Il G. morì a Venezia il 17 luglio 1829. L'amico abate Meneghelli compose e fece collocare un'epigrafe in sua memoria nel chiostro del convento del Santo a Padova.
Nelle numerose incisioni il G. seguì la tecnica del maestro M. Pitteri "a un solo taglio" (ibid., p. 9), consistente in una serie di segni sulla matrice paralleli, verticali o diagonali, senza incroci. Fece anche uso della puntasecca, a differenza del maestro, per dare maggior morbidezza ai particolari, e a volte usò anche la tecnica della granitura per trattare le carni. Alcune incisioni, che vanno sotto il nome del G., come i Dottori della Chiesa latina appaiono eseguite in maniera differente perché, avverte Moschini, l'intervento diretto dell'incisore era stato minimo: le matrici per l'acquaforte erano state preparate da Antonio Baratti e il G. si era limitato a ritoccarle col bulino.

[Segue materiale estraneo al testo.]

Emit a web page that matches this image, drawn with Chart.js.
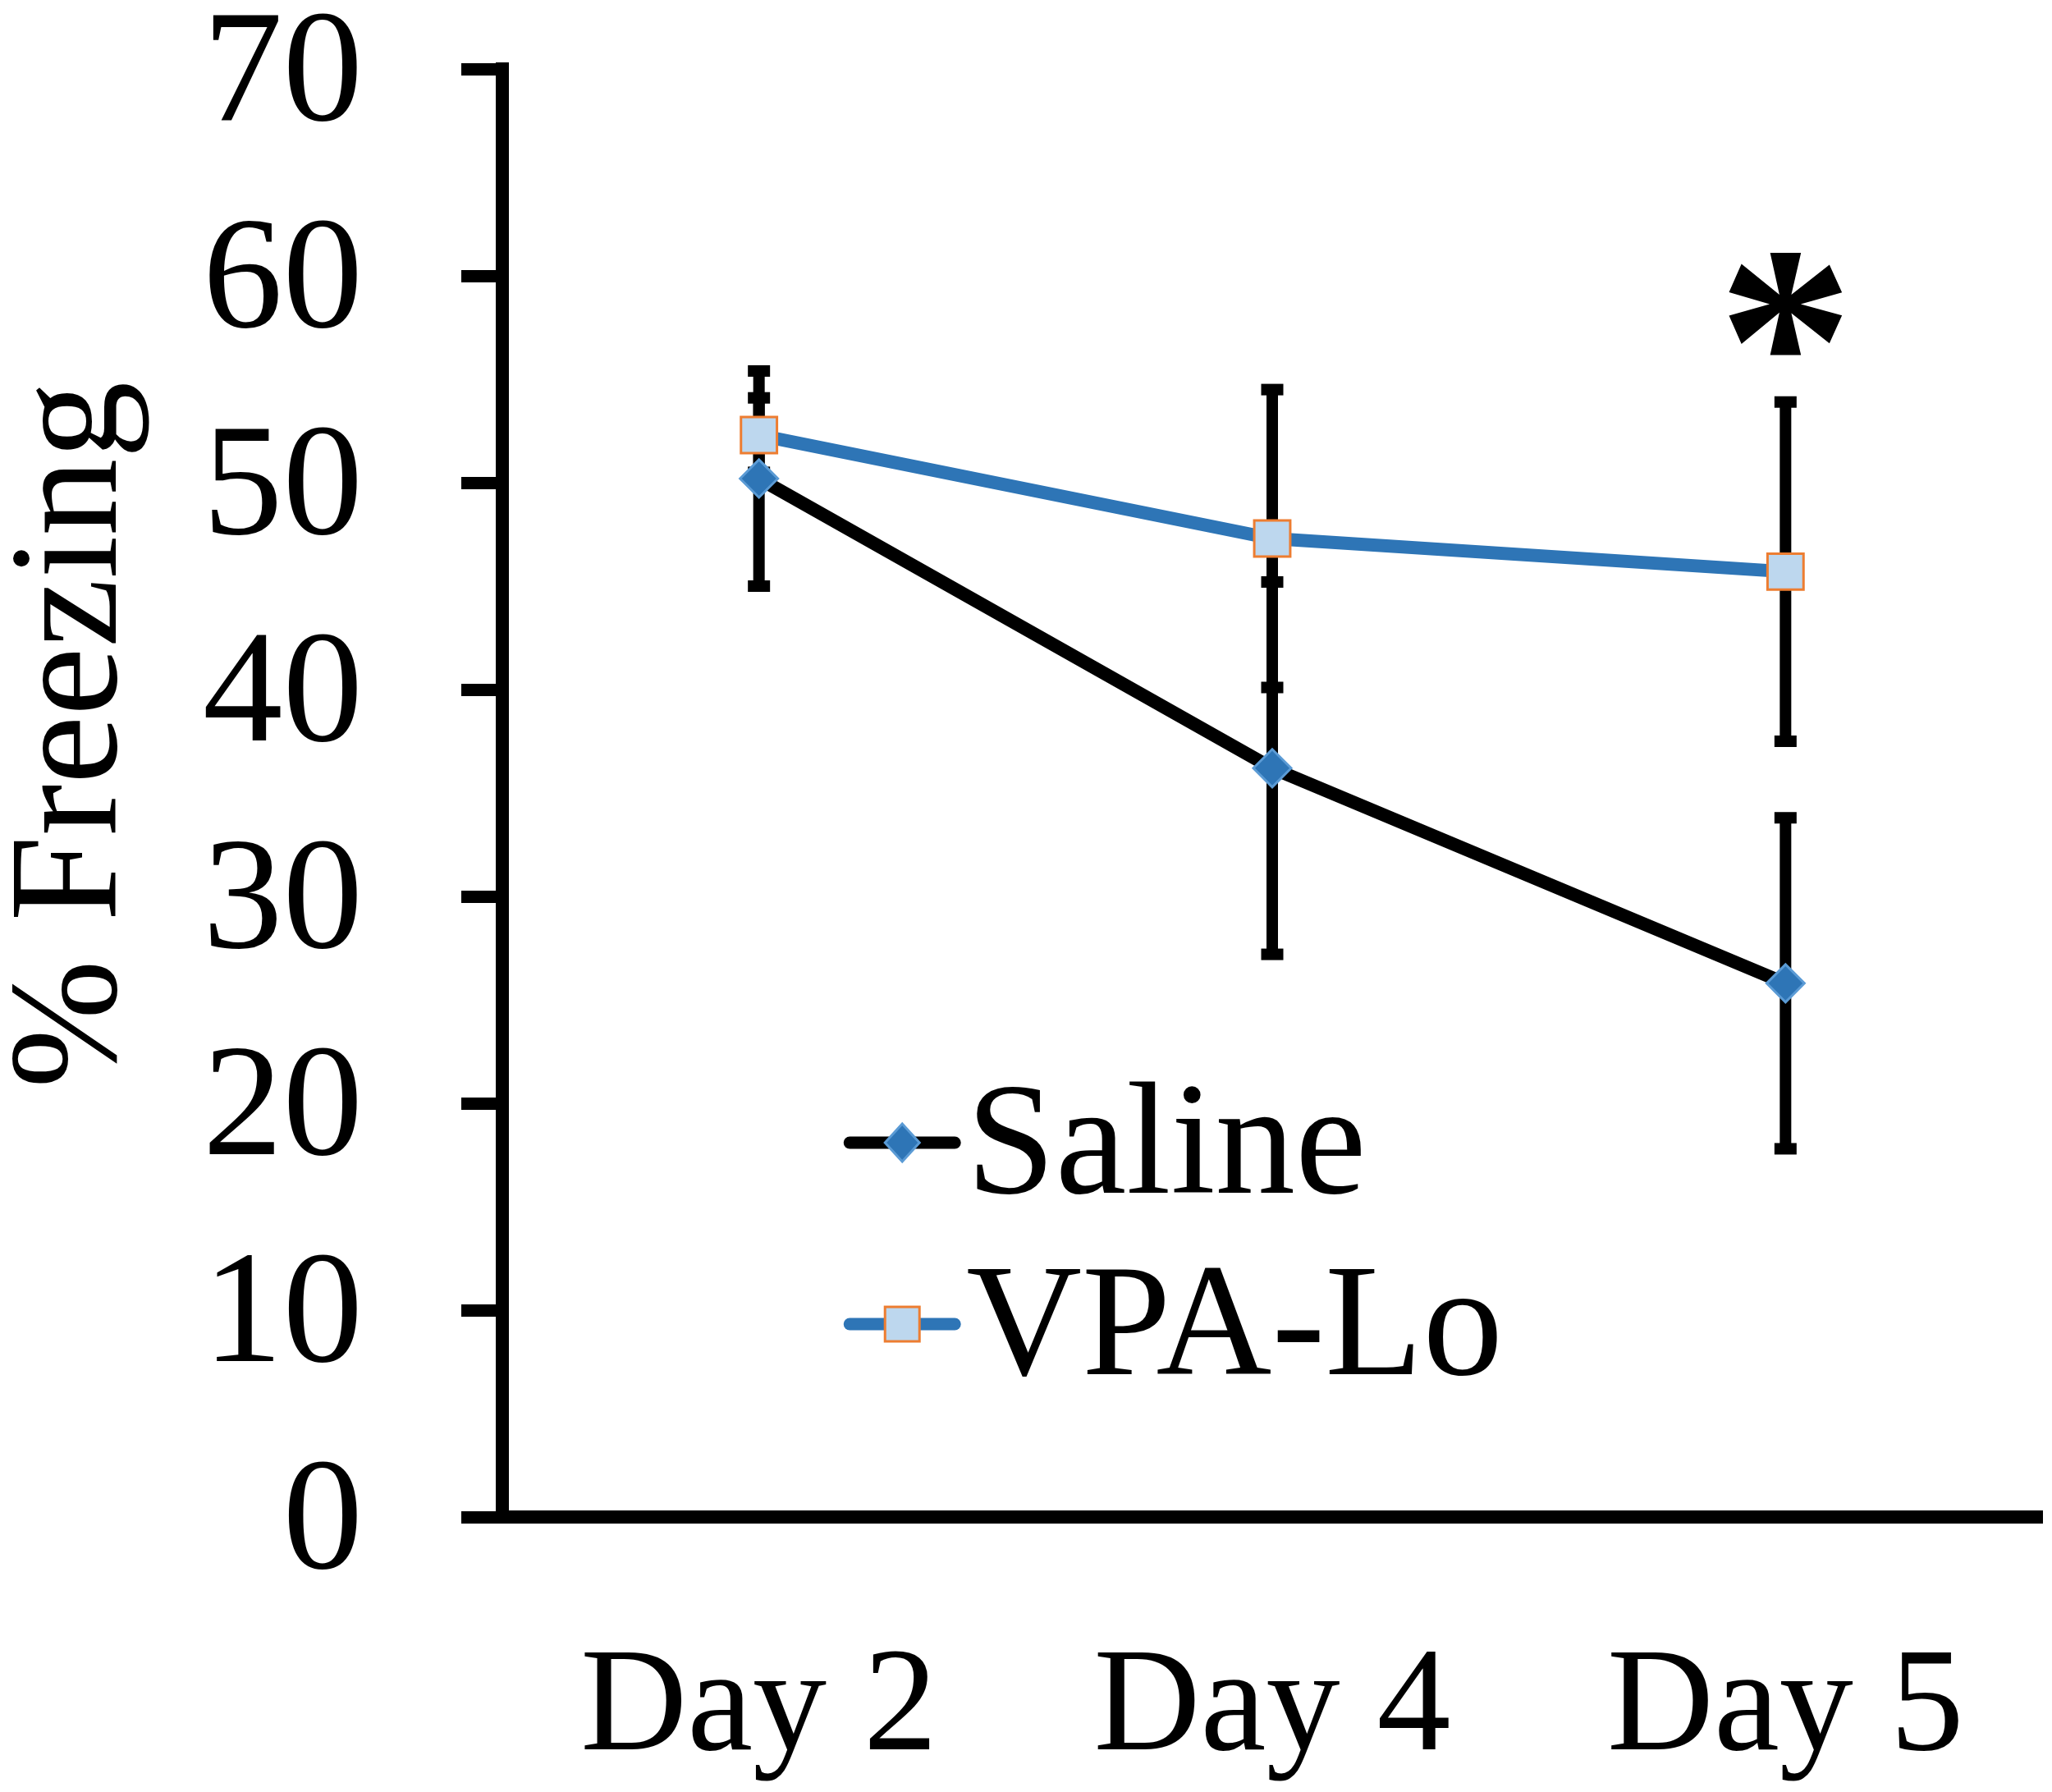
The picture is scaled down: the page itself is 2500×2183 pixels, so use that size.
<!DOCTYPE html>
<html>
<head>
<meta charset="utf-8">
<script src="https://cdn.jsdelivr.net/npm/chart.js@4.4.1/dist/chart.umd.min.js"></script>
<style>
    html, body { margin: 0; padding: 0; background: #fff; overflow: hidden; }
    #wrap { width: 2500px; height: 2183px; }
    canvas { display: block; }
</style>
</head>
<body>
<div id="wrap"><canvas id="freezingChart"></canvas></div>
<script>
// 데이터
const days = ['Day 2', 'Day 4', 'Day 5'];
const salineMean = [50.2, 36.2, 25.8];
const salineSem = [5.2, 9.0, 8.0];
const vpaMean = [52.3, 47.3, 45.7];
const vpaSem = [1.8, 7.2, 8.2];
const signif = ['', '', '*'];
const yTicks = [0, 10, 20, 30, 40, 50, 60, 70];

const serif = '"Liberation Serif", "Times New Roman", serif';

// 에러바 (데이터셋 아래에 그림)
const errorBars = {
    id: 'errorBars',
    beforeDatasetsDraw(chart) {
        const ctx = chart.ctx;
        const x = chart.scales.x;
        const y = chart.scales.y;
        const groups = [[salineMean, salineSem], [vpaMean, vpaSem]];
        ctx.save();
        ctx.strokeStyle = '#000';
        ctx.fillStyle = '#000';
        ctx.lineWidth = 14;
        groups.forEach(([mean, sem]) => {
            mean.forEach((m, i) => {
                const px = x.getPixelForValue(i);
                const top = y.getPixelForValue(m + sem[i]);
                const bot = y.getPixelForValue(m - sem[i]);
                ctx.beginPath();
                ctx.moveTo(px, top);
                ctx.lineTo(px, bot);
                ctx.stroke();
                ctx.fillRect(px - 13.5, top - 7, 27, 14);
                ctx.fillRect(px - 13.5, bot - 7, 27, 14);
            });
        });
        ctx.restore();
    }
};

// 제목, 범례, 별표
const extras = {
    id: 'extras',
    afterDraw(chart) {
        const ctx = chart.ctx;
        const area = chart.chartArea;
        const x = chart.scales.x;
        const y = chart.scales.y;
        ctx.save();

        // y축 제목
        ctx.fillStyle = '#000';
        ctx.font = '188px ' + serif;
        ctx.textAlign = 'center';
        ctx.textBaseline = 'alphabetic';
        ctx.translate(141, area.top + (area.bottom - area.top) * 0.46);
        ctx.rotate(-Math.PI / 2);
        ctx.fillText('% Freezing', 0, 0);
        ctx.setTransform(1, 0, 0, 1, 0, 0);

        // 유의성 표시
        ctx.font = 'bold 330px ' + serif;
        signif.forEach((s, i) => {
            if (!s) return;
            const topVal = Math.max(salineMean[i] + salineSem[i], vpaMean[i] + vpaSem[i]);
            ctx.fillText(s, x.getPixelForValue(i), y.getPixelForValue(topVal) + 36);
        });

        // 범례
        const w = area.right - area.left;
        const h = area.bottom - area.top;
        const lx0 = area.left + w * 0.2256;
        const lx1 = lx0 + 128;
        const mx = (lx0 + lx1) / 2;
        const rows = [
            { label: 'Saline', y: area.top + h * 0.7415, line: '#000' },
            { label: 'VPA-Lo', y: area.top + h * 0.8668, line: '#2E75B6' }
        ];
        rows.forEach((r, k) => {
            ctx.strokeStyle = r.line;
            ctx.lineWidth = 15;
            ctx.lineCap = 'round';
            ctx.beginPath();
            ctx.moveTo(lx0, r.y);
            ctx.lineTo(lx1, r.y);
            ctx.stroke();
            ctx.lineCap = 'butt';
            ctx.lineWidth = 3;
            if (k === 0) {
                ctx.fillStyle = '#2E75B6';
                ctx.strokeStyle = '#5B9BD5';
                ctx.beginPath();
                ctx.moveTo(mx, r.y - 23);
                ctx.lineTo(mx + 21, r.y);
                ctx.lineTo(mx, r.y + 23);
                ctx.lineTo(mx - 21, r.y);
                ctx.closePath();
                ctx.fill();
                ctx.stroke();
            } else {
                ctx.fillStyle = '#BDD7EE';
                ctx.strokeStyle = '#ED7D31';
                ctx.fillRect(mx - 21, r.y - 21, 42, 42);
                ctx.strokeRect(mx - 21, r.y - 21, 42, 42);
            }
            ctx.fillStyle = '#000';
            ctx.font = '195px ' + serif;
            ctx.textAlign = 'left';
            ctx.fillText(r.label, lx1 + 14, r.y + 61);
        });
        ctx.restore();
    }
};

const ctx = document.getElementById('freezingChart').getContext('2d');

new Chart(ctx, {
    type: 'line',
    data: {
        labels: days,
        datasets: [
            {
                label: 'Saline',
                data: salineMean,
                borderColor: '#000',
                borderWidth: 16,
                pointStyle: 'rectRot',
                pointRadius: 23,
                pointBackgroundColor: '#2E75B6',
                pointBorderColor: '#5B9BD5',
                pointBorderWidth: 3,
                tension: 0
            },
            {
                label: 'VPA-Lo',
                data: vpaMean,
                borderColor: '#2E75B6',
                borderWidth: 16,
                pointStyle: 'rect',
                pointRadius: 31,
                pointBackgroundColor: '#BDD7EE',
                pointBorderColor: '#ED7D31',
                pointBorderWidth: 3,
                tension: 0
            }
        ]
    },
    options: {
        responsive: true,
        maintainAspectRatio: false,
        devicePixelRatio: 1,
        animation: false,
        layout: {
            autoPadding: false,
            padding: { top: 84, right: 12, left: 0, bottom: 0 }
        },
        plugins: {
            legend: { display: false },
            tooltip: { enabled: false }
        },
        scales: {
            x: {
                offset: true,
                grid: { display: true, drawOnChartArea: false, drawTicks: false },
                border: { display: true, color: '#000', width: 16 },
                ticks: {
                    color: '#000',
                    padding: 128,
                    font: { family: serif, size: 180 }
                },
                afterFit(scale) {
                    scale.height = 335;
                    scale.paddingLeft = 0;
                    scale.paddingRight = 0;
                }
            },
            y: {
                min: 0,
                max: 70,
                afterBuildTicks(scale) {
                    scale.ticks = yTicks.map(v => ({ value: v }));
                },
                grid: {
                    display: true,
                    drawOnChartArea: false,
                    drawTicks: true,
                    tickLength: 50,
                    tickWidth: 15,
                    tickColor: '#000'
                },
                border: { display: true, color: '#000', width: 16 },
                ticks: {
                    color: '#000',
                    padding: 120,
                    labelOffset: 11,
                    font: { family: serif, size: 195, lineHeight: 0.8 }
                },
                afterFit(scale) {
                    scale.width = 612;
                    scale.paddingTop = 0;
                    scale.paddingBottom = 0;
                }
            }
        }
    },
    plugins: [errorBars, extras]
});
</script>
</body>
</html>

Fonti e Bibl.: Gazzetta privilegiata di Venezia, 24 e 27 luglio 1829; A. Meneghelli, Notizie dell'intagliatore V. Giacconi padovano, Padova 1829; N. Pietrucci, Biografia degli artisti padovani, Padova 1858, pp. 133-136; G. Moschini, Dell'incisione in Venezia (sec. XIX), a cura della R. Accademia di belle arti di Venezia, Venezia 1924, pp. 99-110; R. Pallucchini, Mostra degli incisori veneti del Settecento (catal.), Venezia 1941, pp. 114 s., 120; T. Gasparrini Leporace, Il libro illustrato nel '700 a Venezia (catal.), Venezia 1955, p. 22; A.M. Comanducci, Dizionario illustrato dei pittori…, II, Milano 1962, p. 841; L'opera completa del Canova, Milano 1976, p. 84; U. Thieme - F. Becker, Künstlerlexikon, XIII, p. 578; Dizionario encicl. Bolaffi…, V, p. 396.